## Exercise instructions
In the copy, include every entry exactly but none of the pictures.

## Records to use
....

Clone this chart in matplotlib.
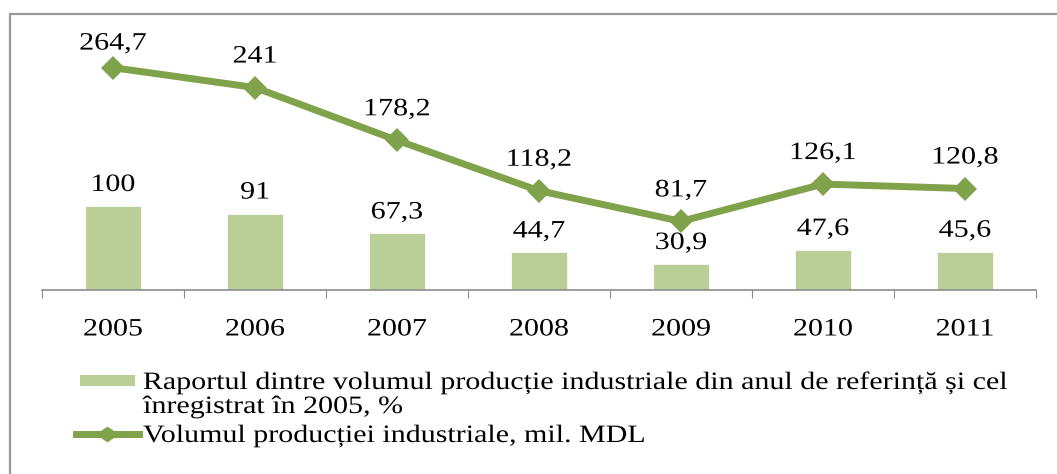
import matplotlib.pyplot as plt
from matplotlib.patches import Rectangle
from matplotlib.lines import Line2D
from matplotlib.patheffects import AbstractPathEffect
from matplotlib.transforms import Affine2D

## chart data
years = ['2005', '2006', '2007', '2008', '2009', '2010', '2011']
raport = [100, 91, 67.3, 44.7, 30.9, 47.6, 45.6]
volum = [264.7, 241, 178.2, 118.2, 81.7, 126.1, 120.8]
raport_labels = ['100', '91', '67,3', '44,7', '30,9', '47,6', '45,6']
volum_labels = ['264,7', '241', '178,2', '118,2', '81,7', '126,1', '120,8']
legend_bar = ['Raportul dintre volumul producție industriale din anul de referință și cel',
              'înregistrat în 2005, %']
legend_line = 'Volumul producției industriale, mil. MDL'

bar_color = '#BACF98'
line_color = '#80A24A'
grey = '#999999'
W, H = 1057, 474


class Widen(AbstractPathEffect):
    ## the original text is drawn a bit wider than Times, stretch it horizontally
    def __init__(self, factor=1.2, anchor='center'):
        super().__init__()
        self.factor = factor
        self.anchor = anchor

    def draw_path(self, renderer, gc, tpath, affine, rgbFace=None):
        ext = tpath.get_extents(affine)
        x0 = ext.x0 if self.anchor == 'left' else (ext.x0 + ext.x1) / 2
        stretch = affine + Affine2D().translate(-x0, 0).scale(self.factor, 1).translate(x0, 0)
        renderer.draw_path(gc, tpath, stretch, rgbFace)


plt.rcParams['font.family'] = 'Liberation Serif'
fig = plt.figure(figsize=(W / 100, H / 100), dpi=100)

## outer frame (right and bottom edges are cut off in the original)
fig.patches.append(Rectangle((9.5 / W, -0.1), 1.2, (H - 13.5) / H + 0.1,
                             transform=fig.transFigure, fill=False,
                             edgecolor=grey, linewidth=1.6))

ax = fig.add_axes([42 / W, (H - 290) / H, 994 / W, 252 / H])
x = list(range(len(years)))
ax.bar(x, raport, width=0.39, color=bar_color, edgecolor='white', linewidth=0.5)
ax.plot(x, volum, color=line_color, linewidth=5, marker='D', markersize=12, markeredgewidth=0)

## data labels (the first one sits a little closer to its point, as in the original)
for i in x:
    ax.annotate(raport_labels[i], (i, raport[i]), xytext=(0, 10.8), textcoords='offset points',
                ha='center', va='baseline', fontsize=18, path_effects=[Widen()])
    off = 13 if i == 0 else 18
    ax.annotate(volum_labels[i], (i, volum[i]), xytext=(0, off), textcoords='offset points',
                ha='center', va='baseline', fontsize=18, path_effects=[Widen()])

## axis aesthetics
ax.set_xlim(-0.5, len(years) - 0.5)
ax.set_ylim(0, 300)
ax.set_xticks([i - 0.5 for i in range(len(years) + 1)])
ax.set_xticklabels([])
ax.set_xticks(x, minor=True)
ax.set_xticklabels(years, minor=True, fontsize=18)
for t in ax.get_xticklabels(minor=True):
    t.set_path_effects([Widen()])
ax.tick_params(axis='x', which='major', direction='out', length=6, color='#8C8C8C')
ax.tick_params(axis='x', which='minor', length=0, pad=20.5)
ax.set_yticks([])
for s in ['top', 'right', 'left']:
    ax.spines[s].set_visible(False)
ax.spines['bottom'].set_color('#8C8C8C')
ax.spines['bottom'].set_linewidth(1.2)
ax.patch.set_alpha(0)

## legend, drawn by hand so the handle sits on the first line of the wrapped label
def fx(px):
    return px / W

def fy(py):
    return 1 - py / H

fig.patches.append(Rectangle((fx(80), fy(386)), fx(55), 11 / H, transform=fig.transFigure,
                             facecolor=bar_color, edgecolor='none'))
flat_diamond = [(-1.5, 0), (0, 1), (1.5, 0), (0, -1), (-1.5, 0)]
fig.lines.append(Line2D([fx(76), fx(139)], [fy(434), fy(434)], transform=fig.transFigure,
                        color=line_color, linewidth=5))
fig.lines.append(Line2D([fx(107)], [fy(434)], transform=fig.transFigure, color=line_color,
                        marker=flat_diamond, markersize=17, markeredgewidth=0, linestyle='none'))
for txt, base in [(legend_bar[0], 389), (legend_bar[1], 413), (legend_line, 442)]:
    fig.text(fx(143), fy(base), txt, fontsize=18, ha='left', va='baseline',
             path_effects=[Widen(anchor='left')])

plt.savefig('out.png', dpi=100)
plt.close()
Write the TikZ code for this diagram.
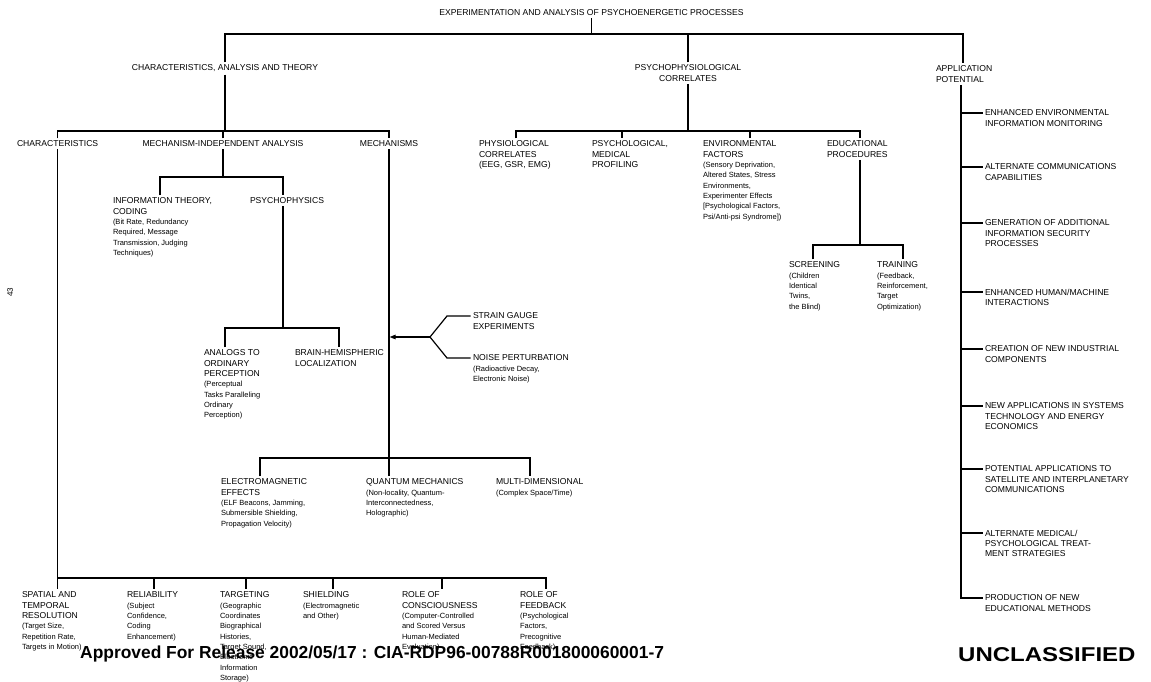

....

## Task response
Clone this chart in matplotlib.
import matplotlib.pyplot as plt
from matplotlib.patches import Rectangle
from matplotlib.lines import Line2D
from matplotlib.patheffects import AbstractPathEffect
from matplotlib.transforms import Affine2D

## chart data
years = ['2005', '2006', '2007', '2008', '2009', '2010', '2011']
raport = [100, 91, 67.3, 44.7, 30.9, 47.6, 45.6]
volum = [264.7, 241, 178.2, 118.2, 81.7, 126.1, 120.8]
raport_labels = ['100', '91', '67,3', '44,7', '30,9', '47,6', '45,6']
volum_labels = ['264,7', '241', '178,2', '118,2', '81,7', '126,1', '120,8']
legend_bar = ['Raportul dintre volumul producție industriale din anul de referință și cel',
              'înregistrat în 2005, %']
legend_line = 'Volumul producției industriale, mil. MDL'

bar_color = '#BACF98'
line_color = '#80A24A'
grey = '#999999'
W, H = 1057, 474


class Widen(AbstractPathEffect):
    ## the original text is drawn a bit wider than Times, stretch it horizontally
    def __init__(self, factor=1.2, anchor='center'):
        super().__init__()
        self.factor = factor
        self.anchor = anchor

    def draw_path(self, renderer, gc, tpath, affine, rgbFace=None):
        ext = tpath.get_extents(affine)
        x0 = ext.x0 if self.anchor == 'left' else (ext.x0 + ext.x1) / 2
        stretch = affine + Affine2D().translate(-x0, 0).scale(self.factor, 1).translate(x0, 0)
        renderer.draw_path(gc, tpath, stretch, rgbFace)


plt.rcParams['font.family'] = 'Liberation Serif'
fig = plt.figure(figsize=(W / 100, H / 100), dpi=100)

## outer frame (right and bottom edges are cut off in the original)
fig.patches.append(Rectangle((9.5 / W, -0.1), 1.2, (H - 13.5) / H + 0.1,
                             transform=fig.transFigure, fill=False,
                             edgecolor=grey, linewidth=1.6))

ax = fig.add_axes([42 / W, (H - 290) / H, 994 / W, 252 / H])
x = list(range(len(years)))
ax.bar(x, raport, width=0.39, color=bar_color, edgecolor='white', linewidth=0.5)
ax.plot(x, volum, color=line_color, linewidth=5, marker='D', markersize=12, markeredgewidth=0)

## data labels (the first one sits a little closer to its point, as in the original)
for i in x:
    ax.annotate(raport_labels[i], (i, raport[i]), xytext=(0, 10.8), textcoords='offset points',
                ha='center', va='baseline', fontsize=18, path_effects=[Widen()])
    off = 13 if i == 0 else 18
    ax.annotate(volum_labels[i], (i, volum[i]), xytext=(0, off), textcoords='offset points',
                ha='center', va='baseline', fontsize=18, path_effects=[Widen()])

## axis aesthetics
ax.set_xlim(-0.5, len(years) - 0.5)
ax.set_ylim(0, 300)
ax.set_xticks([i - 0.5 for i in range(len(years) + 1)])
ax.set_xticklabels([])
ax.set_xticks(x, minor=True)
ax.set_xticklabels(years, minor=True, fontsize=18)
for t in ax.get_xticklabels(minor=True):
    t.set_path_effects([Widen()])
ax.tick_params(axis='x', which='major', direction='out', length=6, color='#8C8C8C')
ax.tick_params(axis='x', which='minor', length=0, pad=20.5)
ax.set_yticks([])
for s in ['top', 'right', 'left']:
    ax.spines[s].set_visible(False)
ax.spines['bottom'].set_color('#8C8C8C')
ax.spines['bottom'].set_linewidth(1.2)
ax.patch.set_alpha(0)

## legend, drawn by hand so the handle sits on the first line of the wrapped label
def fx(px):
    return px / W

def fy(py):
    return 1 - py / H

fig.patches.append(Rectangle((fx(80), fy(386)), fx(55), 11 / H, transform=fig.transFigure,
                             facecolor=bar_color, edgecolor='none'))
flat_diamond = [(-1.5, 0), (0, 1), (1.5, 0), (0, -1), (-1.5, 0)]
fig.lines.append(Line2D([fx(76), fx(139)], [fy(434), fy(434)], transform=fig.transFigure,
                        color=line_color, linewidth=5))
fig.lines.append(Line2D([fx(107)], [fy(434)], transform=fig.transFigure, color=line_color,
                        marker=flat_diamond, markersize=17, markeredgewidth=0, linestyle='none'))
for txt, base in [(legend_bar[0], 389), (legend_bar[1], 413), (legend_line, 442)]:
    fig.text(fx(143), fy(base), txt, fontsize=18, ha='left', va='baseline',
             path_effects=[Widen(anchor='left')])

plt.savefig('out.png', dpi=100)
plt.close()
Write the TikZ code for this diagram.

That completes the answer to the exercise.